Au 1 er janvier 2018, avec un semestre de retard, les deux filiales prévues par l'ordonnance du 10 novembre 2016 seront opérationnelles : 358 salariés seront transférés dans la filiale « accès à l'emploi », tandis que 223 seront transférés dans la filiale « entreprises et salariés », les formateurs restant au sein de l'agence. Début 2018, l'agence devra présenter en même temps son modèle de développement et son contrat de performances et d'objectifs, optimiser la comptabilité analytique de ses coûts et se prononcer sur l'avenir de certains de ses 165 centres. La direction devra veiller à convaincre ses ministères de tutelle de la pertinence de ses choix stratégiques puis à les expliquer à son personnel dans un climat social apaisé, pour mener à bien la mue de l'agence, qui est aujourd'hui à la croisée des chemins.


* 56 Ordonnance n° 2016-1519 du 10 novembre 2016 portant création au sein du service public de l'emploi de l'établissement public chargé de la formation professionnelle des adultes.

* 57 Rapport sur le projet de loi ratifiant l'ordonnance n° 2016-1519 du 10 novembre 2016 portant création au sein du service public de l'emploi de l'établissement public chargé de la formation professionnelle des adultes, de Michel Forissier, au nom de la commission des affaires sociales du Sénat, 1 er février 2016, p. 58.

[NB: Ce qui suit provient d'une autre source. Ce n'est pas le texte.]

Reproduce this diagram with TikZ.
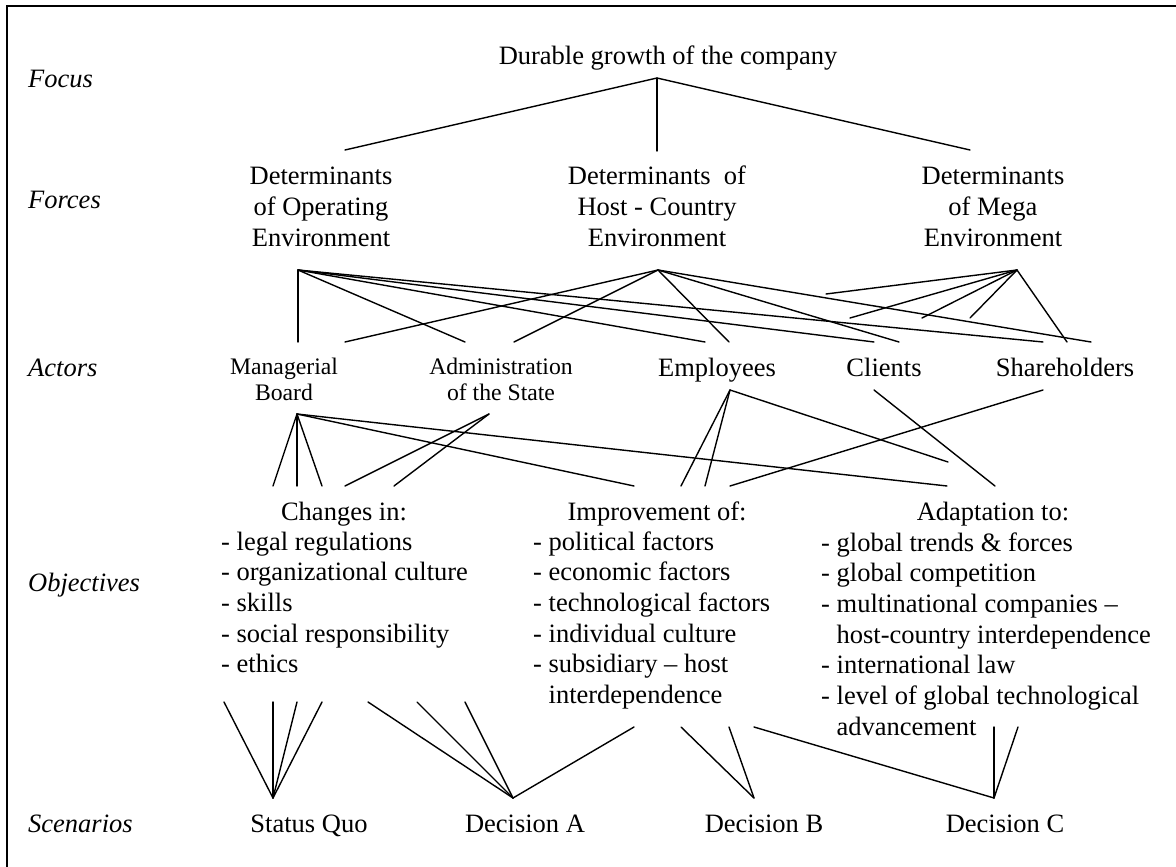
\documentclass[tikz,border=0pt]{standalone}
\usepackage{fontspec}
\setmainfont{Liberation Serif}
\begin{document}
\begin{tikzpicture}[x=1pt,y=-1pt,
  conn/.style={line width=1.4pt, line cap=round},
  frame/.style={line width=1.8pt},
  txt/.style={inner sep=0pt, font=\fontsize{26.5}{31}\selectfont},
  lst/.style={inner sep=0pt, font=\fontsize{26.5}{30.7}\selectfont, anchor=base west},
  smalltxt/.style={inner sep=0pt, font=\fontsize{23.7}{26}\selectfont},
  lab/.style={inner sep=0pt, font=\fontsize{26.5}{31}\selectfont\itshape, anchor=base west}]
\useasboundingbox (0,0) rectangle (1176,867);
% frame (right and bottom edges fall outside the page)
\draw[frame] (7,880) -- (7,6) -- (1190,6);

% row labels
\node[lab] (lfocus) at (28,88) {Focus};
\node[lab] (lforces) at (28,208) {Forces};
\node[lab] (lactors) at (28,376) {Actors};
\node[lab] (lobj) at (28,591) {Objectives};
\node[lab] (lscen) at (28,832) {Scenarios};

% focus
\node[txt, anchor=base] (focus) at (668,65) {Durable growth of the company};

% forces
\node[txt, anchor=base] (op) at (321,184) {\begin{tabular}[t]{@{}c@{}}Determinants\\of Operating\\Environment\end{tabular}};
\node[txt, anchor=base] (host) at (657,184) {\begin{tabular}[t]{@{}c@{}}Determinants\ \ of\\Host - Country\\Environment\end{tabular}};
\node[txt, anchor=base] (mega) at (993,184) {\begin{tabular}[t]{@{}c@{}}Determinants\\of Mega\\Environment\end{tabular}};

% actors
\node[smalltxt, anchor=base] (mb) at (284,374) {\begin{tabular}[t]{@{}c@{}}Managerial\\Board\end{tabular}};
\node[smalltxt, anchor=base] (adm) at (501,374) {\begin{tabular}[t]{@{}c@{}}Administration\\of the State\end{tabular}};
\node[txt, anchor=base] (emp) at (717,376) {Employees};
\node[txt, anchor=base] (cli) at (884,376) {Clients};
\node[txt, anchor=base] (sha) at (1065,376) {Shareholders};

% objectives
\node[txt, anchor=base] (chg) at (344,520) {Changes in:};
\node[txt, anchor=base] (imp) at (657,520) {Improvement of:};
\node[txt, anchor=base] (adp) at (993,520) {Adaptation to:};
\node[lst] (chglist) at (221,550) {\begin{tabular}[t]{@{}l@{}}- legal regulations\\- organizational culture\\- skills\\- social responsibility\\- ethics\end{tabular}};
\node[lst] (implist) at (533,550) {\begin{tabular}[t]{@{}l@{}}- political factors\\- economic factors\\- technological factors\\- individual culture\\- subsidiary -- host\\\phantom{-\ }interdependence\end{tabular}};
\node[lst] (adplist) at (821,551) {\begin{tabular}[t]{@{}l@{}}- global trends \& forces\\- global competition\\- multinational companies --\\\phantom{-\ }host-country interdependence\\- international law\\- level of global technological\\\phantom{-\ }advancement\end{tabular}};

% scenarios
\node[txt, anchor=base] (sq) at (309,832) {Status Quo};
\node[txt, anchor=base] (da) at (525,832) {Decision A};
\node[txt, anchor=base] (db) at (764,832) {Decision B};
\node[txt, anchor=base] (dc) at (1005,832) {Decision C};

% ---- connector end points ----
\coordinate (F) at (657,78);
\coordinate (fL) at (345,150);
\coordinate (fM) at (657,151);
\coordinate (fR) at (970,150);

\coordinate (O) at (298,270);
\coordinate (H) at (658,270);
\coordinate (M) at (1017,270);
\coordinate (mb1) at (298,342);
\coordinate (mb2) at (345,342);
\coordinate (ad1) at (465,342);
\coordinate (ad2) at (514,342);
\coordinate (em1) at (705,342);
\coordinate (em2) at (729,342);
\coordinate (cl1) at (874,342);
\coordinate (cl2) at (899,342);
\coordinate (sh1) at (1043,342);
\coordinate (sh2) at (1067,342);
\coordinate (sh3) at (1091,342);
\coordinate (m1) at (826,294);
\coordinate (m2) at (850,318);
\coordinate (m3) at (922,318);
\coordinate (m4) at (970,318);

\coordinate (B) at (297,414);
\coordinate (b1) at (273,486);
\coordinate (b2) at (297,486);
\coordinate (b3) at (322,486);
\coordinate (b4) at (634,486);
\coordinate (b5) at (947,486);
\coordinate (A) at (489,414);
\coordinate (a1) at (345,486);
\coordinate (a2) at (394,486);
\coordinate (E) at (730,390);
\coordinate (e1) at (681,486);
\coordinate (e2) at (705,486);
\coordinate (e3) at (948,462);
\coordinate (c0) at (874,390);
\coordinate (c1) at (995,486);
\coordinate (s0) at (1043,390);
\coordinate (s1) at (730,486);

\coordinate (S) at (273,798);
\coordinate (q1) at (224,702);
\coordinate (q2) at (273,702);
\coordinate (q3) at (297,702);
\coordinate (q4) at (322,702);
\coordinate (DA) at (513,798);
\coordinate (d1) at (368,702);
\coordinate (d2) at (417,702);
\coordinate (d3) at (465,702);
\coordinate (d4) at (634,727);
\coordinate (DB) at (754,798);
\coordinate (g1) at (681,727);
\coordinate (g2) at (729,727);
\coordinate (DC) at (994,798);
\coordinate (g3) at (754,727);
\coordinate (k1) at (994,727);
\coordinate (k2) at (1018,727);

% ---- connectors ----
\draw[conn] (fL) -- (F) -- (fR);
\draw[conn] (F) -- (fM);

\foreach \t in {mb1,ad1,em1,cl1,sh1} \draw[conn] (O) -- (\t);
\foreach \t in {mb2,ad2,em2,cl2,sh3} \draw[conn] (H) -- (\t);
\foreach \t in {m1,m2,m3,m4,sh2} \draw[conn] (M) -- (\t);

\foreach \t in {b1,b2,b3,b4,b5} \draw[conn] (B) -- (\t);
\foreach \t in {a1,a2} \draw[conn] (A) -- (\t);
\foreach \t in {e1,e2,e3} \draw[conn] (E) -- (\t);
\draw[conn] (c0) -- (c1);
\draw[conn] (s0) -- (s1);

\foreach \t in {q1,q2,q3,q4} \draw[conn] (S) -- (\t);
\foreach \t in {d1,d2,d3,d4} \draw[conn] (DA) -- (\t);
\foreach \t in {g1,g2} \draw[conn] (DB) -- (\t);
\foreach \t in {g3,k1,k2} \draw[conn] (DC) -- (\t);
\end{tikzpicture}
\end{document}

* 58 Art. L. 5315-5 du code du travail.

* 59 L'article L. 5315-5 du code du travail dispose que les dotations de l'État à l'agence « sont calculées pour compenser au plus la charge financière des missions et sujétions de service public résultant de l'application de l'article L. 5315-1 et des 1° à 3° et du a du 4° de l'article L. 5315-2 » du même code.

* 60 Op. cit., p. 60.

* 61 Pour mémoire, les pertes de l'Afpa en 2016 s'élevaient à 63 millions d'euros.